* _Aim of the task_
Return, word for word, the lines from the line holding "Convert this chart to D3.js code." through the line holding "const labelP = [0.884, 0.690, 0.602, 0.573, 0.357];". Include both end lines and no others.

[Entries with chart source code]
.....

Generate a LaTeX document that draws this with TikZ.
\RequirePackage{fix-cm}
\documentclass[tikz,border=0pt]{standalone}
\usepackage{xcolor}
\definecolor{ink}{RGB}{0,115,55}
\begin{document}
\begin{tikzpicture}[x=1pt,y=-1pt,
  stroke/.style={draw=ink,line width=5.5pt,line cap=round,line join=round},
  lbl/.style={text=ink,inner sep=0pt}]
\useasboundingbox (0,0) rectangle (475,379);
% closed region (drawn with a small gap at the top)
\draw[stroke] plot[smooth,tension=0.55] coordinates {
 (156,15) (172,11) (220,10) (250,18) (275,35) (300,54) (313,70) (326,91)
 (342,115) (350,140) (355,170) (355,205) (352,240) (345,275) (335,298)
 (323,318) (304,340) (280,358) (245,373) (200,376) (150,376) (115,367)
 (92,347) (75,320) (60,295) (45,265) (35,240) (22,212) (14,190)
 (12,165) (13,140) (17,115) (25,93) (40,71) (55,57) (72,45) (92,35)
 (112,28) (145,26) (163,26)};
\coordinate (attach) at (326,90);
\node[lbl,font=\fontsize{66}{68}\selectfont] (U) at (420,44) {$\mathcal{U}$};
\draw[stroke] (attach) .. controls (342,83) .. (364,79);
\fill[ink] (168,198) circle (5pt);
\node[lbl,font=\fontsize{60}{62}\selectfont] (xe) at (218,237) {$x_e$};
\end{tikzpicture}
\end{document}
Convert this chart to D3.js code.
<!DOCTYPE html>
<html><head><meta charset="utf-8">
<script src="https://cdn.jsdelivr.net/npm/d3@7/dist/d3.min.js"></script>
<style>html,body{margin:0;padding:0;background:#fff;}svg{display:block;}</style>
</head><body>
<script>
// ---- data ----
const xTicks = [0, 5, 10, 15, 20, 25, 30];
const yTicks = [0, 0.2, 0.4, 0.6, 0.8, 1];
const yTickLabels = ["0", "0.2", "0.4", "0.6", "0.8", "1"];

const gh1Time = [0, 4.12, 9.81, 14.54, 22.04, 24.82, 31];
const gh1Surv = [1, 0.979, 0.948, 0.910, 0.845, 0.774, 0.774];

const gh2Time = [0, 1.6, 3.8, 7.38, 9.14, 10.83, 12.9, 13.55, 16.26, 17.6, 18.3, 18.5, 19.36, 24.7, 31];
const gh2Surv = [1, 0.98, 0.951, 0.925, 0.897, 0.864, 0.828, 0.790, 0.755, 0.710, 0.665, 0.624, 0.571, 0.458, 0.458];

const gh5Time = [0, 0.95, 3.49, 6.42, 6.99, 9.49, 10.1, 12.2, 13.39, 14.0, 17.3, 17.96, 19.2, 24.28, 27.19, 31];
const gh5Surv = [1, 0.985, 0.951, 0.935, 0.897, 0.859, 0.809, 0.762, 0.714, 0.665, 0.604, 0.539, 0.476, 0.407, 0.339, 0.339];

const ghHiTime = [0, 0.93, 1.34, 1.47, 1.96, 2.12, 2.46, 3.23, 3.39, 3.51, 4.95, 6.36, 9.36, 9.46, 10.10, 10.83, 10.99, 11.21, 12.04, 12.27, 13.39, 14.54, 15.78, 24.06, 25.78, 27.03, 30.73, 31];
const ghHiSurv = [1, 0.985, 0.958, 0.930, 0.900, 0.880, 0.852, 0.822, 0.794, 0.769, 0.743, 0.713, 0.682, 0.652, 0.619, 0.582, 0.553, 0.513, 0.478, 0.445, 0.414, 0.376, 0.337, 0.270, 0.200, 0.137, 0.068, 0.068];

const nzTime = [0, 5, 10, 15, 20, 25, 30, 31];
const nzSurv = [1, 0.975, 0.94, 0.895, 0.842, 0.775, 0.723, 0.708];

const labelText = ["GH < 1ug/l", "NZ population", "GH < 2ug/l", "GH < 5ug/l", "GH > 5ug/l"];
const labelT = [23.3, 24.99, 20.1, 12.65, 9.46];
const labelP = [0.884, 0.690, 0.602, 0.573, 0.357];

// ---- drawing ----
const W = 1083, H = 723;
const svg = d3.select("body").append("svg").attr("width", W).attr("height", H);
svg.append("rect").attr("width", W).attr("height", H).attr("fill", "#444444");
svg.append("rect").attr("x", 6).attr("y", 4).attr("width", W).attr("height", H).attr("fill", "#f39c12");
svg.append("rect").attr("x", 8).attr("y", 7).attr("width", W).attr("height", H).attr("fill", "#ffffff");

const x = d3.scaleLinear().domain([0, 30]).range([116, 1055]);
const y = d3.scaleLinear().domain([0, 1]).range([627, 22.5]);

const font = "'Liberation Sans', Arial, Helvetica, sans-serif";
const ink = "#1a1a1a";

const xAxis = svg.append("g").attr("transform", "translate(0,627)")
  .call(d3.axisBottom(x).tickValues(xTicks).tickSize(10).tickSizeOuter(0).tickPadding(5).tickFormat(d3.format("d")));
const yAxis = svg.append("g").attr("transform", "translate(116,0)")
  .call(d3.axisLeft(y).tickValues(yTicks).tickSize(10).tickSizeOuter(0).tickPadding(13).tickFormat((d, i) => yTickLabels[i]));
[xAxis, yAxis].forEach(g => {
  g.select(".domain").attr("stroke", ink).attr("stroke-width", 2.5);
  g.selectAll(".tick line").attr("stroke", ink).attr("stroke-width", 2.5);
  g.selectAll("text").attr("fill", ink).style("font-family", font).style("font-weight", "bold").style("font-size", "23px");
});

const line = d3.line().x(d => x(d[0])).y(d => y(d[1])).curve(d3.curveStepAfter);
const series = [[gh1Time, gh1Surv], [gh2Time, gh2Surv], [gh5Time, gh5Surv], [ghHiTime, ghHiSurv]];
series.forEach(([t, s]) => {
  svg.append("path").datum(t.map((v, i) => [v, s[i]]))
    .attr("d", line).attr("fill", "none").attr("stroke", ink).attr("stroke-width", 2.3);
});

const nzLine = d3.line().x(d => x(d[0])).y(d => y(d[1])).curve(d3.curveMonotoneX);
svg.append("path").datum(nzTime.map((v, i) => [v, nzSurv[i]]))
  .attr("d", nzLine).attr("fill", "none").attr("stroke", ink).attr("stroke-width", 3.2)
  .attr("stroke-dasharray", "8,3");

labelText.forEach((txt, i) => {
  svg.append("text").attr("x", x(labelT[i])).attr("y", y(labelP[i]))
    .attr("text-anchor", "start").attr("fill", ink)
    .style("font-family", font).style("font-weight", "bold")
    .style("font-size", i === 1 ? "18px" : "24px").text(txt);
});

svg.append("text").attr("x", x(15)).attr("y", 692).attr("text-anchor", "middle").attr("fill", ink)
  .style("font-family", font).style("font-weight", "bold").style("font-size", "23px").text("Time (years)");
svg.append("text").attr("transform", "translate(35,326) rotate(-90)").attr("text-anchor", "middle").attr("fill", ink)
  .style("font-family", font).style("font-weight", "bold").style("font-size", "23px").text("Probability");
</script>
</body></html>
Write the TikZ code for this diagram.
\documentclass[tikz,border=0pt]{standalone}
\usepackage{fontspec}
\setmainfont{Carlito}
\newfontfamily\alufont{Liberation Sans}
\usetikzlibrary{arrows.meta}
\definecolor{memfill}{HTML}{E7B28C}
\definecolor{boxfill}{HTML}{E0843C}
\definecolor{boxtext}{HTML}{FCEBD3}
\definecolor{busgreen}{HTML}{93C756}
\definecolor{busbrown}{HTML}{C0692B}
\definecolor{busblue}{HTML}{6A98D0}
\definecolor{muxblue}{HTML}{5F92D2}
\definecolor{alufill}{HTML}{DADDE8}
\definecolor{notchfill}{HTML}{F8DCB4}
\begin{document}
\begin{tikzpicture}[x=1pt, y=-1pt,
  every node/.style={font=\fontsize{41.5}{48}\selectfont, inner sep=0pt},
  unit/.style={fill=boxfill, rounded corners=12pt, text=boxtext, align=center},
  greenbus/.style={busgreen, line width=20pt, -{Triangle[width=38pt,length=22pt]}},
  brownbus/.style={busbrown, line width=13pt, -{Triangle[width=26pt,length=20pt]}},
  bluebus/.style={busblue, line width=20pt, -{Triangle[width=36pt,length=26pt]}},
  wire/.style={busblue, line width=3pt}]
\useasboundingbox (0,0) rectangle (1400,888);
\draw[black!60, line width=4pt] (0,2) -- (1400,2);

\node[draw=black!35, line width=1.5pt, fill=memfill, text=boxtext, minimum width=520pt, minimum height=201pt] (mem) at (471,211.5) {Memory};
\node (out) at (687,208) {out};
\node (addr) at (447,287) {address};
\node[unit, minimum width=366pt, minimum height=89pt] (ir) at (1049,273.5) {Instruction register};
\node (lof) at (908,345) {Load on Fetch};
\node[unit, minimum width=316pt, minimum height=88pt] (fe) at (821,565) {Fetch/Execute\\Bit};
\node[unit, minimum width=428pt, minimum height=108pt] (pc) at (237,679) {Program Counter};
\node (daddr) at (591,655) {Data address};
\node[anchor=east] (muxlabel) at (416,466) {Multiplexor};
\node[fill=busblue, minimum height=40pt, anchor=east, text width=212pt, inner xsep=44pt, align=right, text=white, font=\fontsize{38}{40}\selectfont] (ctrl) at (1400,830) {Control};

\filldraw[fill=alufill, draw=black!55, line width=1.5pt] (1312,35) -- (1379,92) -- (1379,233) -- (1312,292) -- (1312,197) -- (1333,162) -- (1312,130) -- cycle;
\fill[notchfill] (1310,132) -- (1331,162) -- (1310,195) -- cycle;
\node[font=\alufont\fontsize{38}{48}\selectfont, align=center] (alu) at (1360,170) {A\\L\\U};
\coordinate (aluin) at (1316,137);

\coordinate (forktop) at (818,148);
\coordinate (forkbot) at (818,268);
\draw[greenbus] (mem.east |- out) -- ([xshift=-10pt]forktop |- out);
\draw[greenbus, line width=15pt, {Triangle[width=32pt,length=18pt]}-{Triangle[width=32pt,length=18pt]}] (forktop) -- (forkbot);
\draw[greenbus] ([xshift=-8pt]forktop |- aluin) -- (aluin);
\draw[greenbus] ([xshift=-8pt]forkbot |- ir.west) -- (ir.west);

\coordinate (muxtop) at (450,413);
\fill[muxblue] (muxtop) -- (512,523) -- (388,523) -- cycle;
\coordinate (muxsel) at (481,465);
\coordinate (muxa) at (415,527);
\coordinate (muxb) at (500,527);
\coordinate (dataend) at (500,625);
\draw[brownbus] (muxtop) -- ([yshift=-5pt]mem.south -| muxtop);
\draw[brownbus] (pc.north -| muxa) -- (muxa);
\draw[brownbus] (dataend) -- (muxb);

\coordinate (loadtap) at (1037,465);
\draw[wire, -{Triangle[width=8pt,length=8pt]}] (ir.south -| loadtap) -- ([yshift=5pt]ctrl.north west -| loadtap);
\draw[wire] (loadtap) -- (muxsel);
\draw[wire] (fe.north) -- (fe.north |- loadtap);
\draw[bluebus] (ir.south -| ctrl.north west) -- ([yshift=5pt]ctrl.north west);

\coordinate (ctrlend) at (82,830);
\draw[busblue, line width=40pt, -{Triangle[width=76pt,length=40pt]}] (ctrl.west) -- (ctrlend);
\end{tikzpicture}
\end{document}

.....

* _Answer for the task_
Convert this chart to D3.js code.
<!DOCTYPE html>
<html><head><meta charset="utf-8">
<script src="https://cdn.jsdelivr.net/npm/d3@7/dist/d3.min.js"></script>
<style>html,body{margin:0;padding:0;background:#fff;}svg{display:block;}</style>
</head><body>
<script>
// ---- data ----
const xTicks = [0, 5, 10, 15, 20, 25, 30];
const yTicks = [0, 0.2, 0.4, 0.6, 0.8, 1];
const yTickLabels = ["0", "0.2", "0.4", "0.6", "0.8", "1"];

const gh1Time = [0, 4.12, 9.81, 14.54, 22.04, 24.82, 31];
const gh1Surv = [1, 0.979, 0.948, 0.910, 0.845, 0.774, 0.774];

const gh2Time = [0, 1.6, 3.8, 7.38, 9.14, 10.83, 12.9, 13.55, 16.26, 17.6, 18.3, 18.5, 19.36, 24.7, 31];
const gh2Surv = [1, 0.98, 0.951, 0.925, 0.897, 0.864, 0.828, 0.790, 0.755, 0.710, 0.665, 0.624, 0.571, 0.458, 0.458];

const gh5Time = [0, 0.95, 3.49, 6.42, 6.99, 9.49, 10.1, 12.2, 13.39, 14.0, 17.3, 17.96, 19.2, 24.28, 27.19, 31];
const gh5Surv = [1, 0.985, 0.951, 0.935, 0.897, 0.859, 0.809, 0.762, 0.714, 0.665, 0.604, 0.539, 0.476, 0.407, 0.339, 0.339];

const ghHiTime = [0, 0.93, 1.34, 1.47, 1.96, 2.12, 2.46, 3.23, 3.39, 3.51, 4.95, 6.36, 9.36, 9.46, 10.10, 10.83, 10.99, 11.21, 12.04, 12.27, 13.39, 14.54, 15.78, 24.06, 25.78, 27.03, 30.73, 31];
const ghHiSurv = [1, 0.985, 0.958, 0.930, 0.900, 0.880, 0.852, 0.822, 0.794, 0.769, 0.743, 0.713, 0.682, 0.652, 0.619, 0.582, 0.553, 0.513, 0.478, 0.445, 0.414, 0.376, 0.337, 0.270, 0.200, 0.137, 0.068, 0.068];

const nzTime = [0, 5, 10, 15, 20, 25, 30, 31];
const nzSurv = [1, 0.975, 0.94, 0.895, 0.842, 0.775, 0.723, 0.708];

const labelText = ["GH < 1ug/l", "NZ population", "GH < 2ug/l", "GH < 5ug/l", "GH > 5ug/l"];
const labelT = [23.3, 24.99, 20.1, 12.65, 9.46];
const labelP = [0.884, 0.690, 0.602, 0.573, 0.357];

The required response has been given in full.